The ProSort software interface also serves to conceal the powerful processes going on in the background. “There can be tens of thousands of cells coming through per second that all have to be processed, analyzed, sorted,” Fox says. “There’s image recognition going on to keep the stream stable as it tries to change over time and temperature. There’s so much going on but when you look at the software you tend to forget about it, which is really the point of the system in the first place.”

To achieve this deceptive simplicity, Propel Labs brought in a team of software developers with one specific requirement: no experience with flow cytometry. “They would stop and ask all these questions,” Fox says. “Why do we do it this way? We’d answer, ‘well…because that’s how we’ve done it for 15 years.’ But is that the right way? So we’d have to stop and question our assumptions. And that way we had a total rethink of the best way to make software for sorting cells.”

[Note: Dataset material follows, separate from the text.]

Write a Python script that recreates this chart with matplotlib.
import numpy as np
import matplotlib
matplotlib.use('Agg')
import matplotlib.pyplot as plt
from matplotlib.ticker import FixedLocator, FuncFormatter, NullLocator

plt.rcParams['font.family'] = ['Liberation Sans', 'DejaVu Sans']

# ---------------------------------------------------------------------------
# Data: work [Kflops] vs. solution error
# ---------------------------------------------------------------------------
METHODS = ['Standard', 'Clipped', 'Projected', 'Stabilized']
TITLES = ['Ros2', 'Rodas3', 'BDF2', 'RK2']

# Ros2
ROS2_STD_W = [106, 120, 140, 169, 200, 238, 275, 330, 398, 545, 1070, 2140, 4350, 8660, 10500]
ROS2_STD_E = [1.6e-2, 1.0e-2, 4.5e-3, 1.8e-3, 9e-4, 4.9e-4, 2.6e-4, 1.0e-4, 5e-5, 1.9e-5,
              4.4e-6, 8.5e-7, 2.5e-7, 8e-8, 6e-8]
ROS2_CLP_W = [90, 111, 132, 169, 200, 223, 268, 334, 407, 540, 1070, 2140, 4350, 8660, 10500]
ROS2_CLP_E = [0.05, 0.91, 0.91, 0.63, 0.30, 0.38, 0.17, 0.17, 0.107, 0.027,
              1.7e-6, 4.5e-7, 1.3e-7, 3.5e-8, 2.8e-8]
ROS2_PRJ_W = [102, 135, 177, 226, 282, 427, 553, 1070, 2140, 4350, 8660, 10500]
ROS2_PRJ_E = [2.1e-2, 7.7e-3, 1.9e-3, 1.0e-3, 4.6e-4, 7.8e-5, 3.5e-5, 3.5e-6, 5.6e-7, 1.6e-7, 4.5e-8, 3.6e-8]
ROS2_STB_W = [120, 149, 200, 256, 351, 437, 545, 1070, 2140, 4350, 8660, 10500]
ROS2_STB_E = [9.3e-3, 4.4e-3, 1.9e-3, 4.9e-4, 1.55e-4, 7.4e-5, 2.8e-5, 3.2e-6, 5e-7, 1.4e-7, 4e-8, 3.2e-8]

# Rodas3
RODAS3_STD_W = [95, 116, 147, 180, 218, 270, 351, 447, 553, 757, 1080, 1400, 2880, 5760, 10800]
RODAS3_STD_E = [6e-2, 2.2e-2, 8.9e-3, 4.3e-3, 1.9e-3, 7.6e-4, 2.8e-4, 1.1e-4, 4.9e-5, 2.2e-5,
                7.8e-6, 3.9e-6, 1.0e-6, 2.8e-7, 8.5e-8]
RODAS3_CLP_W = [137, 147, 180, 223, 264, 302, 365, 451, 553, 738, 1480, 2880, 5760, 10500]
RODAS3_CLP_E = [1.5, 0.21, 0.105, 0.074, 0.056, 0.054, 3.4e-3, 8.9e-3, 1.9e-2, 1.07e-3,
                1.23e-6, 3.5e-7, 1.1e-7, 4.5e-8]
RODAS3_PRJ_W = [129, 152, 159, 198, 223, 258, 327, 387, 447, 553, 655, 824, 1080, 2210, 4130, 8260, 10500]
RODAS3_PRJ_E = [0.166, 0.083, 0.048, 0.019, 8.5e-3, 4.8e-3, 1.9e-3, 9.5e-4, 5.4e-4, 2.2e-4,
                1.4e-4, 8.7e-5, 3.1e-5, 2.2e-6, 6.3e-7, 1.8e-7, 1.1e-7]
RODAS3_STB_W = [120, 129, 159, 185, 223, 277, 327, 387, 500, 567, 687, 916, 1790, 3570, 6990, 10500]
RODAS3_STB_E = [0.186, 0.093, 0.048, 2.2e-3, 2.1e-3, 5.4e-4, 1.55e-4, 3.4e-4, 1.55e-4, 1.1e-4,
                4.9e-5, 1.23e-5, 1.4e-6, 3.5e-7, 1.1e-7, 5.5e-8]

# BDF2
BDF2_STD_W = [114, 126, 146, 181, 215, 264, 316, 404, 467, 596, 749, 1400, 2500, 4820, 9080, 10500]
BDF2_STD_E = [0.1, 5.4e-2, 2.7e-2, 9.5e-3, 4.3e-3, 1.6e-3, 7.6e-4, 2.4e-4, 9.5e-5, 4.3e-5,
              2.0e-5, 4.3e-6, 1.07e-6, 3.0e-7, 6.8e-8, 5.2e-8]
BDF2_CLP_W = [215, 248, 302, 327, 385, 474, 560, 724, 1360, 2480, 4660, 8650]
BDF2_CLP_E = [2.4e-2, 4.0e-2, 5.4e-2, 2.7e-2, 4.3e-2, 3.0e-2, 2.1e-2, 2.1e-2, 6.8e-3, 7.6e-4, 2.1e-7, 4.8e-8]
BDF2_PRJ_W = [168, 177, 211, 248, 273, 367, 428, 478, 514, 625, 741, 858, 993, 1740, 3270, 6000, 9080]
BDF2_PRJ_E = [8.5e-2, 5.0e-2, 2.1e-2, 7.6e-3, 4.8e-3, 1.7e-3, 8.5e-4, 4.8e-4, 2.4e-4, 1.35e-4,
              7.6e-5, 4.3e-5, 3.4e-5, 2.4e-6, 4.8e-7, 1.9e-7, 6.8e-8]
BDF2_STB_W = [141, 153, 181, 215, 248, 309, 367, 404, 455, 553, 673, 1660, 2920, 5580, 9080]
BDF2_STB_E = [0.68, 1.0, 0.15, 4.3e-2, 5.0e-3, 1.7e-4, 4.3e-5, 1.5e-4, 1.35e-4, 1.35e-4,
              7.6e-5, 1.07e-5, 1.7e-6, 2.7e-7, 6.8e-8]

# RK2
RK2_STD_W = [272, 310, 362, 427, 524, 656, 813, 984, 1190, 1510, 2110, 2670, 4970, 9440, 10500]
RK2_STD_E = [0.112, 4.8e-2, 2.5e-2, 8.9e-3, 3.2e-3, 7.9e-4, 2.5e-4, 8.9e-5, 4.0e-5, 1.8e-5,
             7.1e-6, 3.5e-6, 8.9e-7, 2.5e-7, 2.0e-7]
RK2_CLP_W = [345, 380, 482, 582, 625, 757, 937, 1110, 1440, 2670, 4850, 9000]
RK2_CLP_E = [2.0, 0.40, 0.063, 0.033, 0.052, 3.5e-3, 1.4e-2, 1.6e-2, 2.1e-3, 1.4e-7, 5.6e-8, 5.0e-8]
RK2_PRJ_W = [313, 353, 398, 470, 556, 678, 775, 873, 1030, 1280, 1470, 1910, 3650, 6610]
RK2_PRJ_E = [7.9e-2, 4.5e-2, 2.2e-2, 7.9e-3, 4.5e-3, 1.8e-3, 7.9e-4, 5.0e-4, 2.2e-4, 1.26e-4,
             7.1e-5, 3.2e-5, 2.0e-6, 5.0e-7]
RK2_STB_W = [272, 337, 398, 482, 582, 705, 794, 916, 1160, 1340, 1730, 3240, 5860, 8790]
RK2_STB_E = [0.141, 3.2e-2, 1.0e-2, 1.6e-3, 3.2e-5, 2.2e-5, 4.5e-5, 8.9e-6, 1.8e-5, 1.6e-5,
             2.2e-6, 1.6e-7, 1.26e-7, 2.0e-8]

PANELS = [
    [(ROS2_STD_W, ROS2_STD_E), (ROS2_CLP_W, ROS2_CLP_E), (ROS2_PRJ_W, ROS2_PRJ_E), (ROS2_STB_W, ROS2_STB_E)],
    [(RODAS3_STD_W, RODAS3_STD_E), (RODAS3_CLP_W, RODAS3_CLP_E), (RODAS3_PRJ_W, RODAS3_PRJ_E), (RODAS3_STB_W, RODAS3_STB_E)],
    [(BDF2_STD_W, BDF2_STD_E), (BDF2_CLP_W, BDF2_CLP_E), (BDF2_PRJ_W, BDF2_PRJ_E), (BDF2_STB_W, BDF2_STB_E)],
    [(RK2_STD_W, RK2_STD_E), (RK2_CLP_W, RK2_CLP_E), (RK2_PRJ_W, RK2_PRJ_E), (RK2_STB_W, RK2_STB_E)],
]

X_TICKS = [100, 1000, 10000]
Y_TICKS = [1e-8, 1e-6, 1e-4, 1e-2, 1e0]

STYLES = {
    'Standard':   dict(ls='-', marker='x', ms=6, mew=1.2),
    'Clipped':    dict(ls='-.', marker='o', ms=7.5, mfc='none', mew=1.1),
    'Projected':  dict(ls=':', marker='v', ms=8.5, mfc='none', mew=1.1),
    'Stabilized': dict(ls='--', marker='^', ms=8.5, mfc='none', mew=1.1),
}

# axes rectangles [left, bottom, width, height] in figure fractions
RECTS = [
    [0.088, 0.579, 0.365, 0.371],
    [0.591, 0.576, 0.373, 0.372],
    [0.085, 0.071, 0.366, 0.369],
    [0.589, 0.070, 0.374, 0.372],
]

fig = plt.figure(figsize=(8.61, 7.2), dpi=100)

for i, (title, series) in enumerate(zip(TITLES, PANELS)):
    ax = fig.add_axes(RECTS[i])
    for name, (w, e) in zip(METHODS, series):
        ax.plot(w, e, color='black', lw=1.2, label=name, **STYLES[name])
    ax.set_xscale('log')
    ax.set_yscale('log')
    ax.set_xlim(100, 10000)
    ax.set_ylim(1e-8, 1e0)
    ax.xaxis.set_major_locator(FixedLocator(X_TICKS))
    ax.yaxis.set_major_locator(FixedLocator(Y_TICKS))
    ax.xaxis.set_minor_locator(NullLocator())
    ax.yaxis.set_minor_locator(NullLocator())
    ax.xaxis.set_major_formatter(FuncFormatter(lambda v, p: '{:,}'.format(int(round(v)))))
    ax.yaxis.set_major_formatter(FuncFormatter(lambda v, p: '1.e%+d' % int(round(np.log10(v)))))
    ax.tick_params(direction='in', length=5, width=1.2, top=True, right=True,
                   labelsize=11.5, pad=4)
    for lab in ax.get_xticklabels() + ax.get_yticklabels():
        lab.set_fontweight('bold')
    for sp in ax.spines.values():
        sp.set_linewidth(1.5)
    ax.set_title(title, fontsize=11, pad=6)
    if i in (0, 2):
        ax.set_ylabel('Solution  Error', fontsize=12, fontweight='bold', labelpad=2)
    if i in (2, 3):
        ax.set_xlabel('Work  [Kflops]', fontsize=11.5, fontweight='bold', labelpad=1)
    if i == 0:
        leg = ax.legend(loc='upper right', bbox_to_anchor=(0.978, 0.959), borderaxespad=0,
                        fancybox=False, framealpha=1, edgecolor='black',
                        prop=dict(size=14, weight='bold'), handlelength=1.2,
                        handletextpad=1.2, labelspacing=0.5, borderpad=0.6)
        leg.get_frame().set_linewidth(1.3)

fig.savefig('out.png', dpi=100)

Better results for researchers

“I think it’s much better for researchers to be able to run samples themselves, whenever possible,” says Oxford. “If they understand the instrument better, they understand their data better. That gives them a window into doing more science, they’ll do more experiments, and they’ll do better science.”

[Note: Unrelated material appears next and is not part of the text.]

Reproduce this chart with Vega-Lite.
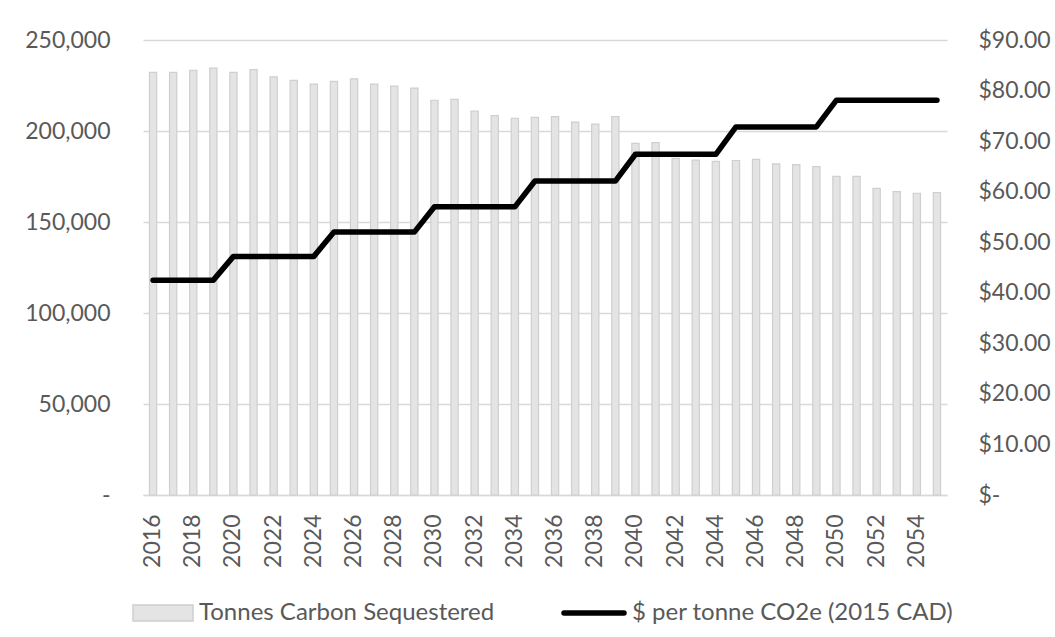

Susan Hunter of Propel labs and Bio-Rad engineers

Susan Hunter (blue jacket), an engineer from Propel Labs, consults with Bio-Rad engineers on the Bio-Rad manufacturing floor.

By automating formerly complex processes like drop delay calculation, by streamlining the fluidics and electronics into a benchtop instrument, and by creating a simple interface that doesn’t require a trained technician to operate, the S3 cell sorter opens the door to this greater involvement by researchers who aren’t also flow cytometry experts.

“With the S3 cell sorter, now we have an instrument that allows the investigator to put their cells on the sorter and let the computer monitor the sorts, monitor the breakoff, move the tubes, do the really tedious parts of sorting,” Oxford says. “We can get back to the elegant parts of research: designing the experiments, working with applications and doing what we’re really excited about doing.”